Code that draws figures
========

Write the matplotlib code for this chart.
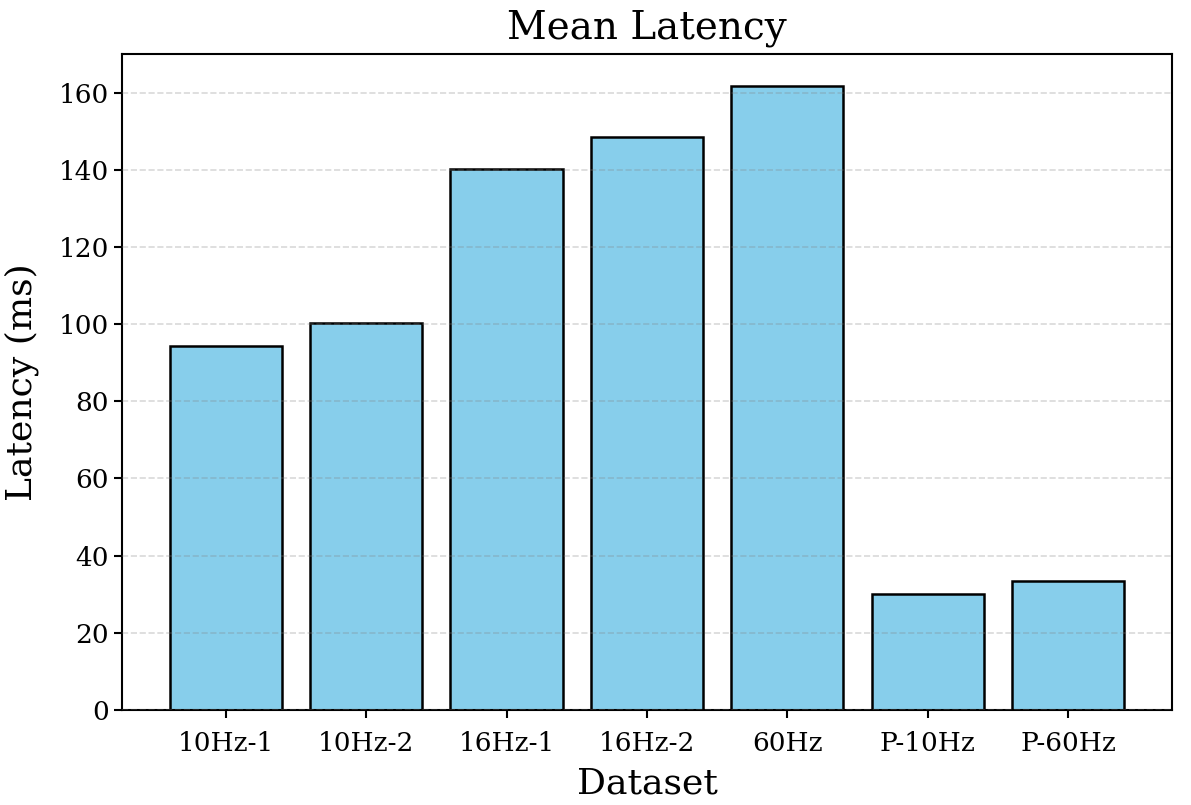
import matplotlib.pyplot as plt
import numpy as np

datasets = ["10Hz-1", "10Hz-2", "16Hz-1", "16Hz-2", "60Hz", "P-10Hz", "P-60Hz"]
latency_ms = [94.2, 100.2, 140.3, 148.6, 161.8, 30.0, 33.4]

plt.rcParams["font.family"] = "DejaVu Serif"

fig, ax = plt.subplots(figsize=(11.91, 8.05), dpi=100)
fig.subplots_adjust(left=0.1024, right=0.984, top=0.933, bottom=0.118)

x = np.arange(len(datasets))
ax.bar(x, latency_ms, width=0.8, color="skyblue", edgecolor="black", linewidth=1.8)

ax.set_xticks(x)
ax.set_xticklabels(datasets)
ax.set_ylim(0, 170)
ax.tick_params(axis="both", labelsize=19, width=1.5, length=6)
ax.tick_params(axis="x", pad=9)
for s in ax.spines.values():
    s.set_linewidth(1.5)

ax.yaxis.grid(True, linestyle="--", color="gray", alpha=0.3, linewidth=1.2)
ax.set_axisbelow(False)

ax.set_title("Mean Latency", fontsize=28, pad=11)
ax.set_xlabel("Dataset", fontsize=26, labelpad=8)
ax.set_ylabel("Latency (ms)", fontsize=26, labelpad=14)

fig.savefig("out.png", dpi=100)
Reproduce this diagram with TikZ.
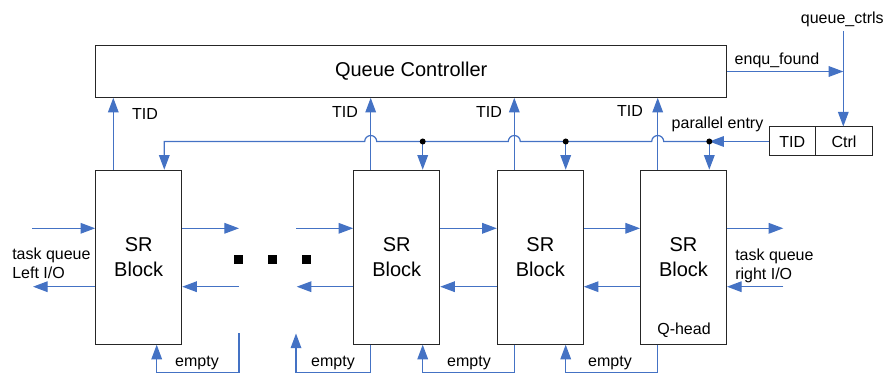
\documentclass[tikz,border=0pt]{standalone}
\usepackage{fontspec}
\setmainfont{Liberation Sans}
\usetikzlibrary{arrows.meta}
\definecolor{wire}{RGB}{68,114,196}
\begin{document}
\begin{tikzpicture}[x=0.75pt,y=-0.75pt,
  box/.style={draw=black!85, line width=0.75pt, inner sep=0pt},
  srblock/.style={box, minimum width=64.5pt, minimum height=130.5pt,
    font=\fontsize{15}{18.75}\selectfont, align=center},
  flow/.style={draw=wire, line width=0.9pt, -{Triangle[length=11pt,width=8pt]}},
  wireline/.style={draw=wire, line width=0.9pt},
  lbl/.style={font=\fontsize{12}{14.4}\selectfont, inner sep=0pt},
  dot/.style={circle, fill=black, inner sep=0pt, minimum size=4.5pt},
  pause/.style={fill=black, inner sep=0pt, minimum size=6.75pt}
]
\path[use as bounding box] (0,0) rectangle (885,374);

% controller and shift-register blocks
\node[box, minimum width=473.25pt, minimum height=38.7pt,
  font=\fontsize{15}{18}\selectfont] (qc) at (411.2,71.5) {Queue Controller};
\node[srblock] (b1) at (138.7,257.2) {SR\\Block};
\node[srblock] (b2) at (396.7,257.2) {SR\\Block};
\node[srblock] (b3) at (540.3,257.2) {SR\\Block};
\node[srblock] (b4) at (683.5,257.2) {SR\\Block};
\node[box, lbl, minimum width=34.5pt, minimum height=21.75pt] (tid) at (792.3,141.5) {TID};
\node[box, lbl, minimum width=43pt, minimum height=21.75pt] (ctrl) at (844.1,141.5) {Ctrl};

% TID outputs to the controller
\draw[flow] (113.3,0 |- b1.north) -- (113.3,0 |- qc.south);
\draw[flow] (370.7,0 |- b2.north) -- (370.7,0 |- qc.south);
\draw[flow] (514.3,0 |- b3.north) -- (514.3,0 |- qc.south);
\draw[flow] (657.7,0 |- b4.north) -- (657.7,0 |- qc.south);
\node[lbl] (tid1) at (145,114) {TID};
\node[lbl] (tid2) at (345,111.7) {TID};
\node[lbl] (tid3) at (489,111.7) {TID};
\node[lbl] (tid4) at (630,110.5) {TID};

% parallel entry bus
\coordinate (j2) at (422.7,141.5);
\coordinate (j3) at (565.7,141.5);
\coordinate (j4) at (709.3,141.5);
\draw[flow] (tid.west) -- (j4);
\draw[flow] (j4) -- (j4 |- b4.north);
\draw[flow] (j3) -- (j3 |- b3.north);
\draw[flow] (j2) -- (j2 |- b2.north);
\draw[flow] (j4) -- (663.7,141.5) arc[start angle=0,end angle=180,radius=4.5pt]
  -- (520.3,141.5) arc[start angle=0,end angle=180,radius=4.5pt]
  -- (376.7,141.5) arc[start angle=0,end angle=180,radius=4.5pt]
  -- (164.3,141.5) -- (164.3,0 |- b1.north);
\node[dot] (d2) at (j2) {};
\node[dot] (d3) at (j3) {};
\node[dot] (d4) at (j4) {};
\node[lbl] (pe) at (717.5,124.3) {parallel entry};

% controller status and control inputs
\coordinate (qj) at (843.3,71.5);
\coordinate (qtop) at (843.3,31);
\draw[flow] (qc.east) -- (qj);
\draw[flow] (qtop) -- (qtop |- ctrl.north);
\node[lbl] (ef) at (777,60) {enqu\_found};
\node[lbl] (qcl) at (842.3,19) {queue\_ctrls};

% left task queue I/O
\coordinate (lin) at (32,228.3);
\coordinate (lout) at (33,286.7);
\draw[flow] (lin) -- (lin -| b1.west);
\draw[flow] (lout -| b1.west) -- (lout);
\node[lbl, anchor=west, align=left] (lio) at (12,263.5) {task queue\\Left I/O};

% chain around the elided blocks
\coordinate (g1a) at (239,228.3);
\coordinate (g1b) at (239,286.7);
\coordinate (g2a) at (296,228.3);
\coordinate (g2b) at (296.7,286.7);
\draw[flow] (g1a -| b1.east) -- (g1a);
\draw[flow] (g1b) -- (g1b -| b1.east);
\draw[flow] (g2a) -- (g2a -| b2.west);
\draw[flow] (g2b -| b2.west) -- (g2b);
\node[pause] (p1) at (238,259.7) {};
\node[pause] (p2) at (272,259.7) {};
\node[pause] (p3) at (306,259.7) {};

% neighbour links
\draw[flow] (g1a -| b2.east) -- (g1a -| b3.west);
\draw[flow] (g1b -| b3.west) -- (g1b -| b2.east);
\draw[flow] (g1a -| b3.east) -- (g1a -| b4.west);
\draw[flow] (g1b -| b4.west) -- (g1b -| b3.east);

% right task queue I/O
\coordinate (rout) at (783.3,228.3);
\coordinate (rin) at (783.3,286.7);
\draw[flow] (rout -| b4.east) -- (rout);
\draw[flow] (rin) -- (rin -| b4.east);
\node[lbl, anchor=west, align=left] (rio) at (735,265.5) {task queue\\right I/O};
\node[lbl] (qh) at (684,330) {Q-head};

% empty flags
\coordinate (e0) at (239,333);
\coordinate (e1) at (296,333.5);
\draw[flow] (e0) -- (239,372.5) -- (156.7,372.5) -- (156.7,0 |- b1.south);
\draw[flow] (370.7,0 |- b2.south) -- (370.7,372.5) -- (296,372.5) -- (e1);
\draw[flow] (514.3,0 |- b3.south) -- (514.3,372.5) -- (422.7,372.5) -- (422.7,0 |- b2.south);
\draw[flow] (657.7,0 |- b4.south) -- (657.7,372.5) -- (565.7,372.5) -- (565.7,0 |- b3.south);
\node[lbl] (em1) at (197,362.7) {empty};
\node[lbl] (em2) at (333,362.7) {empty};
\node[lbl] (em3) at (469,362.7) {empty};
\node[lbl] (em4) at (610,362.7) {empty};
\end{tikzpicture}
\end{document}
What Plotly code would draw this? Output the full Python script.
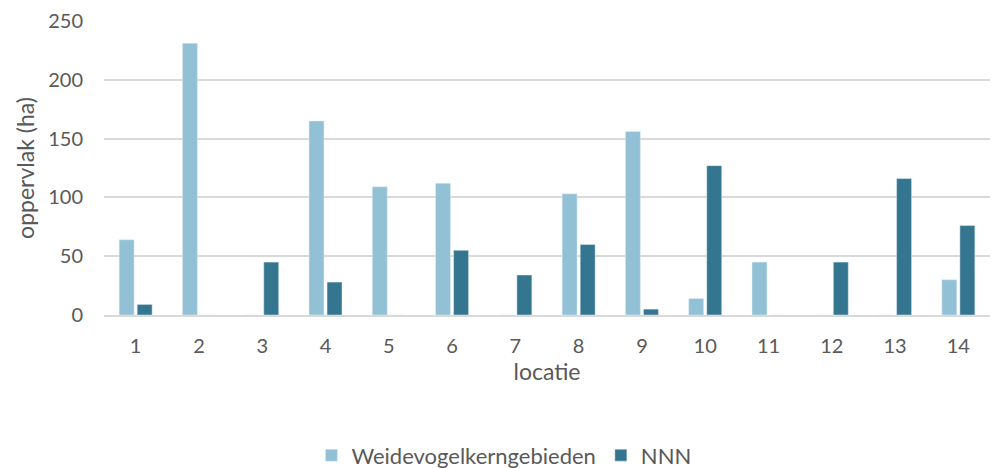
import plotly.graph_objects as go

locaties = ["1", "2", "3", "4", "5", "6", "7", "8", "9", "10", "11", "12", "13", "14"]
weidevogel = [64, 231, 0, 165, 109, 112, 0, 103, 156, 14, 45, 0, 0, 30]
nnn = [9, 0, 45, 28, 0, 55, 34, 60, 5, 127, 0, 45, 116, 76]

font_family = "Lato, 'Open Sans', sans-serif"
grey = "#595959"

fig = go.Figure()
fig.add_trace(go.Bar(x=locaties, y=weidevogel, name="Weidevogelkerngebieden",
                     marker_color="#92c1d5"))
fig.add_trace(go.Bar(x=locaties, y=nnn, name="NNN", marker_color="#34758f"))

fig.update_layout(
    width=992, height=468,
    margin=dict(l=104, r=2, t=21, b=153, autoexpand=False),
    paper_bgcolor="white", plot_bgcolor="white",
    barmode="group", bargap=0.43, bargroupgap=0.17,
    font=dict(family=font_family, color=grey, size=20),
    legend=dict(orientation="h", xref="container", yref="container",
                x=0.508, y=0.027, xanchor="center", yanchor="middle",
                font=dict(size=22, color=grey), itemwidth=30,
                traceorder="normal"),
    xaxis=dict(type="category", showgrid=False, showline=True, automargin=False,
               linecolor="#d9d9d9", linewidth=1.5, ticks="",
               ticklabelstandoff=12,
               tickfont=dict(size=20, color=grey),
               title=dict(text="locatie", font=dict(size=23, color=grey), standoff=8)),
    yaxis=dict(range=[0, 250], tickvals=[0, 50, 100, 150, 200, 250],
               showgrid=True, gridcolor="#d9d9d9", gridwidth=1.5, automargin=False,
               zeroline=False, ticks="", ticklabelstandoff=20,
               tickfont=dict(size=20, color=grey),
               title=dict(text="oppervlak (ha)", font=dict(size=23, color=grey), standoff=7)),
)

fig.write_html("out.html", config={"displayModeBar": False},
               post_script="document.body.style.margin='0';document.body.style.overflow='hidden';")
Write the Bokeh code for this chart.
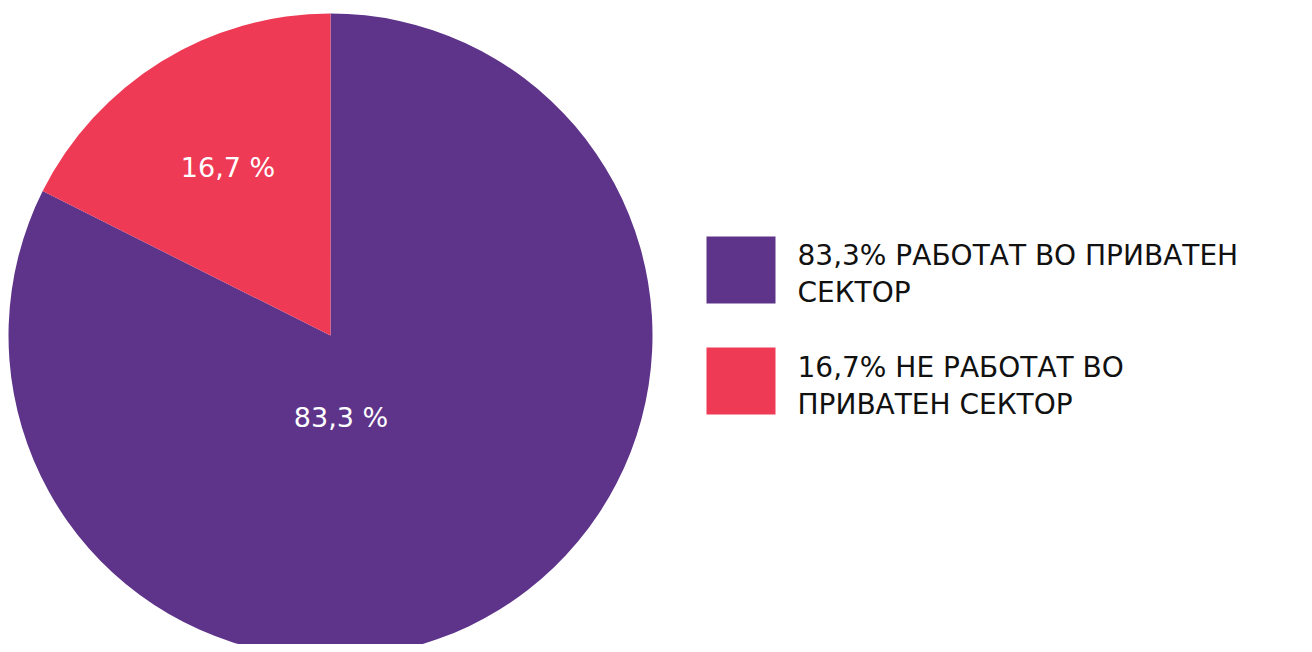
from bokeh.plotting import figure
from bokeh.models import Range1d
from bokeh.core.properties import value
from bokeh.embed import file_html
from bokeh.resources import INLINE
import numpy as np

categories = ["83,3% РАБОТАТ ВО ПРИВАТЕН СЕКТОР", "16,7% НЕ РАБОТАТ ВО ПРИВАТЕН СЕКТОР"]
legend_lines = [["83,3% РАБОТАТ ВО ПРИВАТЕН", "СЕКТОР"], ["16,7% НЕ РАБОТАТ ВО", "ПРИВАТЕН СЕКТОР"]]
# slice sizes as drawn in the picture (the red wedge spans ~63.5 degrees)
values = [82.4, 17.6]
slice_labels = ["83,3 %", "16,7 %"]
colors = ["#5E348B", "#EF3A55"]

W, H = 1296, 644
FONT = "DejaVu Sans"

p = figure(width=W, height=H, output_backend="svg", toolbar_location=None,
           x_range=Range1d(0, W), y_range=Range1d(0, H), min_border=0,
           outline_line_color=None)
p.axis.visible = False
p.grid.visible = False
p.background_fill_color = "white"
p.border_fill_color = "white"

cx, cy, r = 330, 309, 322
fr = np.array(values) / sum(values)
# purple clockwise from top, red counter-clockwise from top
start_angles = [np.pi / 2 + fr[1] * 2 * np.pi, np.pi / 2]
end_angles = [np.pi / 2 + 2 * np.pi, np.pi / 2 + fr[1] * 2 * np.pi]
for i in range(2):
    p.wedge(x=cx, y=cy, radius=r, start_angle=start_angles[i], end_angle=end_angles[i],
            fill_color=colors[i], line_color=None)

label_pos = [(340.5, 227), (227.5, 477)]
for (lx, ly), t in zip(label_pos, slice_labels):
    p.text(x=[lx], y=[ly], text=[t], text_color="white", text_font=value(FONT),
           text_font_size="27px", text_align="center", text_baseline="middle")

sq_y = [374.5, 263.5]
line_y = [[389, 352], [277, 240]]
for i in range(2):
    p.rect(x=[740.5], y=[sq_y[i]], width=69, height=67, fill_color=colors[i], line_color=None)
    for j, ln in enumerate(legend_lines[i]):
        p.text(x=[797], y=[line_y[i][j]], text=[ln], text_color="#111111", text_font=value(FONT),
               text_font_size="28px", text_align="left", text_baseline="middle")

open("out.html", "w").write(file_html(p, INLINE))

========

[To do] Print, exactly as written, the lines above from the first one to the one containing "right=0.984, top=0.933, bottom=0.118)". Leave out pictures.

[Output]
Write the matplotlib code for this chart.
import matplotlib.pyplot as plt
import numpy as np

datasets = ["10Hz-1", "10Hz-2", "16Hz-1", "16Hz-2", "60Hz", "P-10Hz", "P-60Hz"]
latency_ms = [94.2, 100.2, 140.3, 148.6, 161.8, 30.0, 33.4]

plt.rcParams["font.family"] = "DejaVu Serif"

fig, ax = plt.subplots(figsize=(11.91, 8.05), dpi=100)
fig.subplots_adjust(left=0.1024, right=0.984, top=0.933, bottom=0.118)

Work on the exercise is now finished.